Banks in Capital Markets: A Survey
Handbook of Corporate Finance, Forthcoming
58 Pages Posted: 23 May 2006
Banks are an important source of funding in economies all around the world, making it vital to understand how banks directly and indirectly affect funding through capital markets. Few issues have perhaps been as controversial as the appropriate scope of bank activities and whether banks should participate directly in capital market activities, providing both lending and other services, such as underwriting. We review the arguments and theoretical models that consider the consequences of commercial banks engaging in investment banking activities, and we examine the empirical evidence on the potential for conflicts of interest, which focuses on the pricing and long run performance of debt and equity underwritten securities, both in the United States and internationally.

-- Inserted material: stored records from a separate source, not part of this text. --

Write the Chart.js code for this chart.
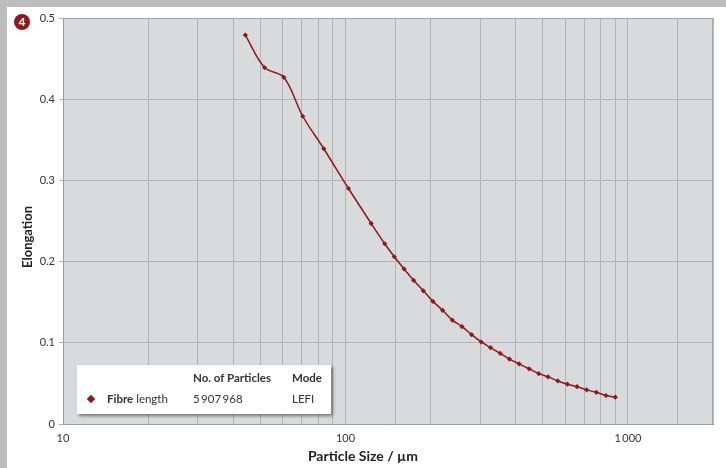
<!DOCTYPE html>
<html>
<head>
<meta charset="utf-8">
<script src="https://cdn.jsdelivr.net/npm/chart.js@4"></script>
<style>
  body { margin: 0; background: #fff; font-family: Lato, "Open Sans", sans-serif; color: #333; }
  #wrap { position: relative; width: 726px; height: 468px; overflow: hidden; }
  .strip { position: absolute; background: #bdbdbd; }
  canvas { position: absolute; left: 0; top: 0; }
  #badge { position: absolute; left: 14px; top: 14px; width: 16px; height: 16px; border-radius: 50%;
           background: #8b1a1f; color: #fff; font: bold 12px Lato, sans-serif; text-align: center; line-height: 16px; }
  .ttl { position: absolute; font-weight: bold; font-size: 14px; color: #222; white-space: nowrap; }
  #legend { position: absolute; left: 77px; top: 365px; width: 254px; height: 49px; background: #fff;
            box-shadow: 2px 2px 3px rgba(0,0,0,0.45); font-size: 11.5px; color: #333; }
  #legend span { position: absolute; white-space: nowrap; }
  .dia { width: 6px; height: 6px; background: #8b1a1f; transform: rotate(45deg); }
</style>
</head>
<body>
<div id="wrap">
  <div class="strip" style="left:0;top:0;width:726px;height:7px"></div>
  <div class="strip" style="left:0;top:0;width:7px;height:468px"></div>
  <canvas id="myChart" width="726" height="468"></canvas>
  <div id="badge">4</div>
  <div class="ttl" id="xt" style="left:0;width:726px;top:447px;text-align:center">Particle Size / µm</div>
  <div class="ttl" id="yt" style="left:-23px;top:229px;width:100px;text-align:center;font-size:13px;transform:rotate(-90deg)">Elongation</div>
  <div id="legend">
    <span style="left:116px;top:6px;font-weight:bold">No. of Particles</span>
    <span style="left:215px;top:6px;font-weight:bold">Mode</span>
    <span class="dia" style="left:11px;top:31px"></span>
    <span style="left:30px;top:27px"><b>Fibre</b> length</span>
    <span style="left:116px;top:27px">5&#8201;907&#8201;968</span>
    <span style="left:215px;top:27px">LEFI</span>
  </div>
</div>
<script>
const ctx = document.getElementById('myChart');

// particle size (µm) and elongation
const sizes = [44.2, 51.7, 60.5, 70.6, 83.8, 102.5, 123.3, 137.7, 148.9, 161.2, 174.3, 188.6, 204, 220.7,
  238.8, 258.4, 279.5, 302.4, 326.2, 352.9, 380.7, 411.9, 446.7, 483.5, 521.6, 564.5, 610.3, 660.3,
  714.5, 772.6, 836, 902];
const elongation = [0.479, 0.439, 0.427, 0.379, 0.339, 0.290, 0.247, 0.222, 0.206, 0.191, 0.177, 0.164,
  0.151, 0.140, 0.128, 0.120, 0.110, 0.101, 0.094, 0.087, 0.080, 0.074, 0.068, 0.062, 0.058, 0.053,
  0.049, 0.046, 0.042, 0.039, 0.035, 0.033];
const xTickValues = [10, 100, 1000];
const xTickLabels = ['10', '100', '1\u2009000'];
const seriesName = 'Fibre length';

const red = '#8b1a1f';

const plotBg = {
  id: 'plotBg',
  beforeDraw(chart) {
    const a = chart.chartArea, c = chart.ctx;
    c.save();
    c.fillStyle = '#d9dadb';
    c.fillRect(a.left, a.top, a.right - a.left, a.bottom - a.top);
    c.restore();
  },
  afterDatasetsDraw(chart) {
    const a = chart.chartArea, c = chart.ctx;
    c.save();
    c.strokeStyle = '#a9a9a9';
    c.lineWidth = 1;
    c.beginPath();
    c.moveTo(a.left, a.top + 0.5);
    c.lineTo(a.right - 0.5, a.top + 0.5);
    c.lineTo(a.right - 0.5, a.bottom);
    c.stroke();
    c.restore();
  }
};

let chart = new Chart(ctx, {
  type: 'line',
  data: {
    datasets: [{
      label: seriesName,
      data: sizes.map((s, i) => ({ x: s, y: elongation[i] })),
      borderColor: red,
      backgroundColor: red,
      borderWidth: 1.5,
      tension: 0.35,
      pointStyle: 'rectRot',
      pointRadius: 2.6,
      pointBorderWidth: 0
    }]
  },
  plugins: [plotBg],
  options: {
    responsive: false,
    animation: false,
    layout: { padding: { top: 18, right: 13, left: 0, bottom: 0 } },
    plugins: { legend: { display: false }, tooltip: { enabled: false } },
    scales: {
      x: {
        type: 'logarithmic',
        min: 10,
        max: 2000,
        afterFit(scale) { scale.height = 44; },
        grid: { color: '#b4b4b4', drawTicks: false },
        border: { color: '#9c9c9c' },
        ticks: {
          autoSkip: false,
          maxRotation: 0,
          padding: 8,
          color: '#333',
          font: { family: 'Lato', size: 11 },
          callback(v) {
            const k = xTickValues.indexOf(v);
            return k >= 0 ? xTickLabels[k] : '';
          }
        }
      },
      y: {
        min: 0,
        max: 0.5,
        afterFit(scale) { scale.width = 63; },
        grid: { color: '#b4b4b4', tickLength: 4 },
        border: { color: '#9c9c9c' },
        ticks: {
          stepSize: 0.1,
          padding: 4,
          color: '#333',
          font: { family: 'Lato', size: 11 }
        }
      }
    }
  }
});
</script>
</body>
</html>
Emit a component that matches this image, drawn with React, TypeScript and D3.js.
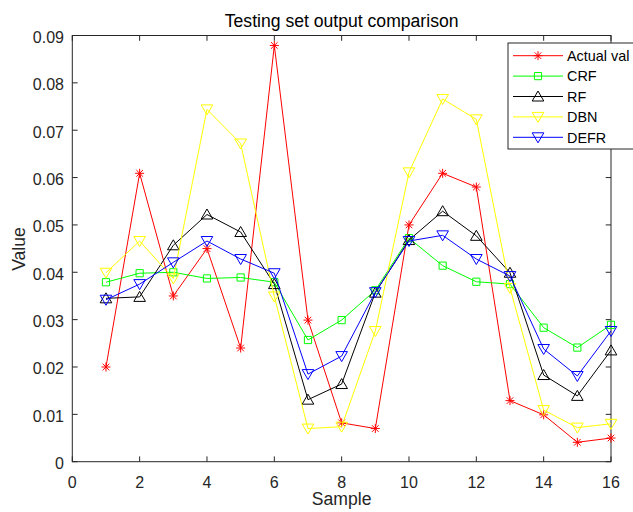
import React from "react";
import * as d3 from "d3";

const samples = [1, 2, 3, 4, 5, 6, 7, 8, 9, 10, 11, 12, 13, 14, 15, 16];
const actualValues = [0.020, 0.0609, 0.035, 0.045, 0.024, 0.0879, 0.0299, 0.0082, 0.007, 0.050, 0.0609, 0.058, 0.0129, 0.0099, 0.0041, 0.005];
const crfValues = [0.0379, 0.0398, 0.040, 0.0387, 0.0389, 0.0379, 0.0257, 0.0299, 0.0362, 0.0472, 0.0414, 0.0380, 0.0375, 0.0283, 0.0241, 0.0289];
const rfValues = [0.0345, 0.0348, 0.0457, 0.0522, 0.0485, 0.0375, 0.0131, 0.0164, 0.0357, 0.0468, 0.0529, 0.0477, 0.0399, 0.0183, 0.0139, 0.0235];
const dbnValues = [0.0399, 0.0466, 0.0387, 0.0744, 0.0672, 0.0349, 0.0070, 0.0074, 0.0276, 0.0611, 0.0766, 0.0723, 0.0367, 0.0109, 0.0072, 0.0080];
const defrValues = [0.0342, 0.0375, 0.0421, 0.0466, 0.0428, 0.0398, 0.0185, 0.0223, 0.0358, 0.0466, 0.0478, 0.0428, 0.0392, 0.0238, 0.0181, 0.0276];

const seriesNames = ["Actual val", "CRF", "RF", "DBN", "DEFR"];
const seriesColors = ["#ff0000", "#00ff00", "#000000", "#ffff00", "#0000ff"];
const seriesMarkers = ["asterisk", "square", "triUp", "triDown", "triDown"];
const seriesData = [actualValues, crfValues, rfValues, dbnValues, defrValues];

const xTicks = [0, 2, 4, 6, 8, 10, 12, 14, 16];
const yTicks = [0, 0.01, 0.02, 0.03, 0.04, 0.05, 0.06, 0.07, 0.08, 0.09];
const yTickLabels = ["0", "0.01", "0.02", "0.03", "0.04", "0.05", "0.06", "0.07", "0.08", "0.09"];

const FONT = "'Liberation Sans', Arial, Helvetica, sans-serif";
const AX = "#262626";

function markerPath(type: string): string {
  switch (type) {
    case "asterisk": {
      const r = 4.5, d = 3.3;
      return `M${-r},0L${r},0M0,${-r}L0,${r}M${-d},${-d}L${d},${d}M${-d},${d}L${d},${-d}`;
    }
    case "square":
      return "M-3.6,-3.6L3.6,-3.6L3.6,3.6L-3.6,3.6Z";
    case "triUp":
      return "M0,-5.5L5.8,4.5L-5.8,4.5Z";
    case "triDown":
      return "M0,5.5L5.8,-4.5L-5.8,-4.5Z";
  }
  return "";
}

export default function App() {
  const W = 633, H = 512;
  const left = 72.3, right = 611, top = 35.5, bottom = 461.7;
  const x = d3.scaleLinear().domain([0, 16]).range([left, right]);
  const y = d3.scaleLinear().domain([0, 0.09]).range([bottom, top]);
  const line = d3.line<number>().x((_, i) => x(samples[i])).y((v) => y(v));
  const tl = 5.3;

  const legX = 508, legY = 43, legH = 106;
  const rowY = (i: number) => 55.7 + i * 20.4;

  return (
    <svg width={W} height={H} style={{ position: "absolute", left: 0, top: 0, background: "#fff" }}>
      <rect x={0} y={0} width={W} height={H} fill="#fff" />
      {/* ticks */}
      <g stroke={AX} strokeWidth={1}>
        {xTicks.map((t) => (
          <g key={"xt" + t}>
            <line x1={x(t)} x2={x(t)} y1={bottom} y2={bottom - tl} />
            <line x1={x(t)} x2={x(t)} y1={top} y2={top + tl} />
          </g>
        ))}
        {yTicks.map((t) => (
          <g key={"yt" + t}>
            <line x1={left} x2={left + tl} y1={y(t)} y2={y(t)} />
            <line x1={right} x2={right - tl} y1={y(t)} y2={y(t)} />
          </g>
        ))}
        <rect x={left} y={top} width={right - left} height={bottom - top} fill="none" />
      </g>
      <g fontFamily={FONT} fontSize={16} fill={AX}>
        {xTicks.map((t) => (
          <text key={"xl" + t} x={x(t)} y={487.5} textAnchor="middle">{t}</text>
        ))}
        {yTicks.map((t, i) => (
          <text key={"yl" + t} x={64} y={y(t) + 7.5} textAnchor="end">{yTickLabels[i]}</text>
        ))}
      </g>
      <text x={(left + right) / 2} y={27} textAnchor="middle" fontFamily={FONT} fontSize={17.6} fill="#000">Testing set output comparison</text>
      <text x={(left + right) / 2} y={505} textAnchor="middle" fontFamily={FONT} fontSize={17.6} fill={AX}>Sample</text>
      <text transform={`translate(24.5,249) rotate(-90)`} textAnchor="middle" fontFamily={FONT} fontSize={17.6} fill={AX}>Value</text>

      {/* series */}
      {seriesData.map((vals, si) => (
        <g key={"s" + si}>
          <path d={line(vals) || ""} fill="none" stroke={seriesColors[si]} strokeWidth={1} />
          {vals.map((v, i) => (
            <path key={i} d={markerPath(seriesMarkers[si])} transform={`translate(${x(samples[i])},${y(v)})`} fill="none" stroke={seriesColors[si]} strokeWidth={1} />
          ))}
        </g>
      ))}

      {/* legend */}
      <rect x={legX} y={legY} width={200} height={legH} fill="#fff" stroke={AX} strokeWidth={1} />
      {seriesNames.map((n, i) => (
        <g key={"lg" + i}>
          <line x1={513} x2={563} y1={rowY(i)} y2={rowY(i)} stroke={seriesColors[i]} strokeWidth={1} />
          <path d={markerPath(seriesMarkers[i])} transform={`translate(538,${rowY(i)})`} fill="none" stroke={seriesColors[i]} strokeWidth={1} />
          <text x={567} y={rowY(i) + 5.2} fontFamily={FONT} fontSize={14.4} fill="#000">{n}</text>
        </g>
      ))}
    </svg>
  );
}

A related topic is whether investment banks and commercial banks can co-exist as underwriters. We summarize the theoretical and empirical literature, focusing on the effect that bank lending has had on underwriter fees and the ability of banks to win underwriting mandates, as well as how investment banks have adapted to commercial bank entry into investment banking. We also consider the indirect role of commercial banks in capital markets, providing a summary of banks' ability to signal the quality of borrowers through their decisions to originate and sell loans. Finally we examine related topics, such as the effects of banks holding equity and engaging in venture capital activities, and we suggest research directions.